Aside from motivation, the self-growth he experienced by seeking help with his anxiety and openly admitting he was dealing with it has instilled in him a sense of empowerment. The letters he shared online discussed how he kept his anxiety to himself for a long time because he didn’t want to be perceived as “weak.” The majority of athletes at this level likely feel they can’t put themselves out there emotionally for this same reason. Guy says it is important for that perception to change, and appreciates what Kevin Love did last year with his self-penned article about his mental health struggles.

Kevin Love is doing a great job, amongst others, but especially him of just kind of making it normal. I think the biggest thing is that people who are advocates for it is just knowing that everyone has it, some version of it, maybe not as frequent as others …. Everyone is overwhelmed at some point, everyone freaks out, so I think it’s important for everyone to know that there’s things that can help you,” Guy said.

Speaking of overwhelming, with the way that athletes and fans are closer than ever through social media, it is often a challenge to be able to ignore a lot of the negativity. Guy has had an off and on relationship with social media. During his junior year, he was so focused on winning a championship that he got rid of social media apps on his phone and only logged into it on his computer. He has it back on his phone now and actually likes looking at all of the negative comments.

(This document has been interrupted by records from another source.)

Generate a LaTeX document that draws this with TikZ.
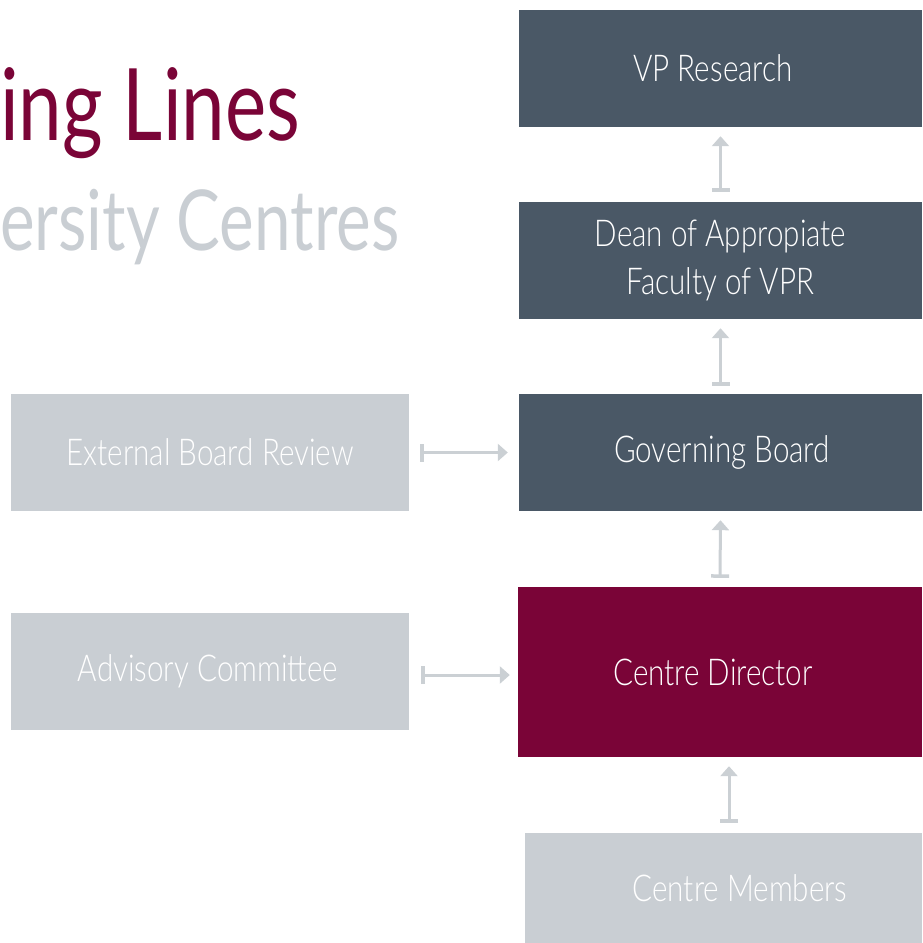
\documentclass[tikz,border=0pt]{standalone}
\usepackage{fontspec}
\setmainfont{Lato}[FakeStretch=0.78]
\newfontfamily\lightfont{Lato Light}[FakeStretch=0.8]
\usetikzlibrary{arrows.meta}
\definecolor{slate}{HTML}{4A5866}
\definecolor{maroon}{HTML}{7A0437}
\definecolor{lgray}{HTML}{C9CED3}
\definecolor{agray}{HTML}{CBD0D4}
\tikzset{
  box/.style={rectangle, inner sep=0pt, minimum width=403pt, minimum height=117pt, text=white, align=center, font=\lightfont\fontsize{37}{48}\selectfont},
  darkbox/.style={box, fill=slate},
  redbox/.style={box, fill=maroon},
  lightbox/.style={box, fill=lgray, minimum width=398pt},
  conn/.style={draw=agray, line width=3pt, {Bar[width=18pt,line width=3.5pt]}-{Triangle[width=17pt,length=10pt]}}
}
\begin{document}
\begin{tikzpicture}[x=1pt,y=-1pt]
\useasboundingbox (0,0) rectangle (922,943);
\node[anchor=base west, inner sep=0pt, text=maroon, font=\fontsize{100}{110}\selectfont] (t1) at (0,140) {ing Lines};
\node[anchor=base west, inner sep=0pt, text=lgray, font=\fontsize{84}{90}\selectfont] (t2) at (0,250) {ersity Centres};
\node[darkbox] (vp) at (720.5,68.5) {\hspace*{-15pt}VP Research};
\node[darkbox] (dean) at (720.5,260.5) {Dean of Appropiate\\Faculty of VPR};
\node[darkbox] (gov) at (720.5,452.5) {\hspace*{3pt}Governing Board};
\node[redbox, minimum width=404pt, minimum height=170pt] (dir) at (720,672) {\hspace*{-14pt}Centre Director};
\node[lightbox, minimum width=397pt, minimum height=110pt] (mem) at (723.5,888) {\hspace*{33pt}Centre Members};
\node[lightbox] (ext) at (210,452.5) {External Board Review};
\node[lightbox] (adv) at (210,671.5) {\hspace*{-4pt}Advisory Committee};
\draw[conn] ([xshift=11pt]ext.east) -- ([xshift=-11pt]gov.west);
\draw[conn] ([xshift=12pt,yshift=-3.5pt]adv.east) -- ([xshift=-8pt,yshift=-3pt]dir.west);
\draw[conn] ([yshift=10pt]dean.north) -- ([yshift=-9pt]vp.south);
\draw[conn] ([yshift=8pt]gov.north) -- ([yshift=-9pt]dean.south);
\draw[conn] ([yshift=9pt]dir.north) -- ([yshift=-9pt]gov.south);
\draw[conn] ([xshift=5.5pt,yshift=10pt]mem.north) -- ([xshift=9pt,yshift=-9pt]dir.south);
\end{tikzpicture}
\end{document}
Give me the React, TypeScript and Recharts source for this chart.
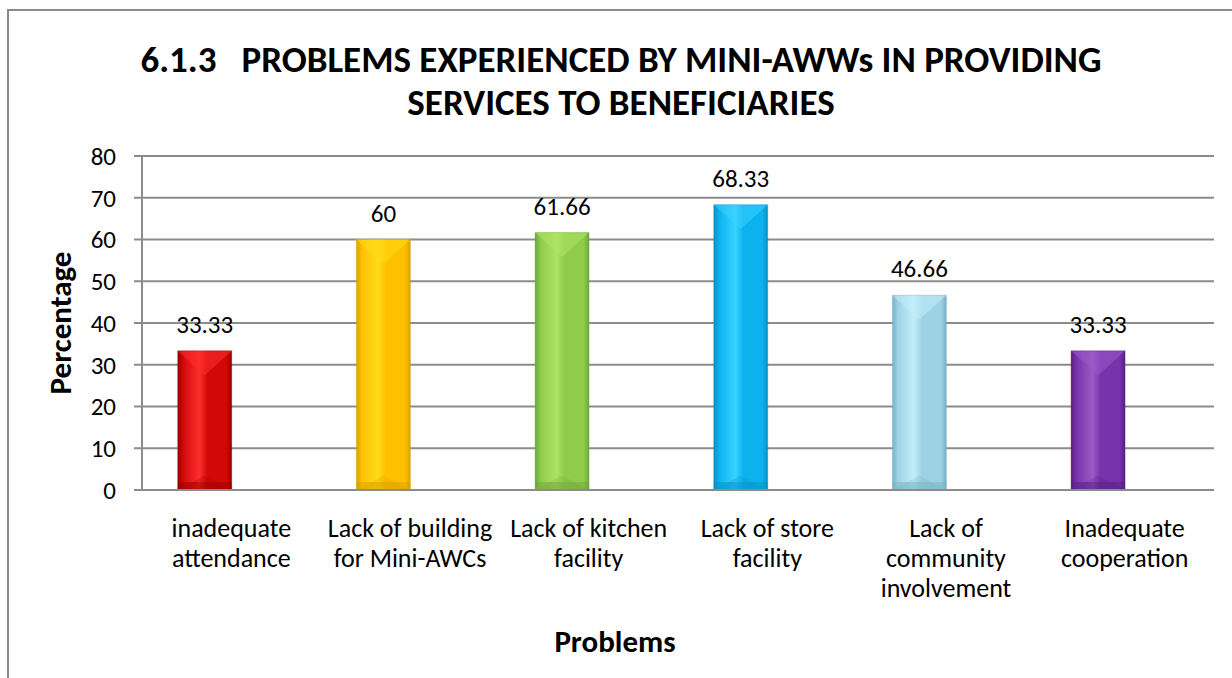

“I like to retweet it, so they know that I know it. That adds a little bit of fuel. Again, I like looking at that stuff just to know why you think that way and then prove them wrong,” said the 21-year-old Guy, whose self-reflection and ability to share wisdom is beyond his years. “You just have to do your best to surround yourself with people who are positive, follow people who are positive, and kind of start working on yourself at a young age to try to cope with the bad things that people say.”

He’s heard it all – he doesn’t “look the part,” or he’s too skinny or too small – and he feels like he has always been overlooked. The confidence that showed on the floor in the California Classic comes from that experience, he said. The 55th overall selection in the 2019 NBA Draft now takes that confidence to the Las Vegas NBA Summer League where he will continue to pursue his NBA dream, but also is fully aware that getting drafted may allow him to reach more people who are suffering from mental health issues.

His fiancée, Jenkins, told him after he wrote those letters that he could really end up helping some people, and he doesn’t take that lightly. He cares about speaking out about mental health and anxiety and offers this piece of advice to anyone who may be dealing with it now.

“Tell someone first with some authority, like a sports psychologist, or just a psychologist. Not everyone has a fiancée at my age, or younger, to go to right away, so if you don’t have that, I would go to somebody with some authority who can really help you. That will lift a weight off your shoulders and then you can feel more comfortable as you are talking to them because they make you feel really good, like it’s OK. Then, you’ll know what to say to your family and close friends and just be very comfortable in your skin,” he said.

In sports and society in general, Guy’s experience should be a prime example of what it means to be considered “mentally tough.”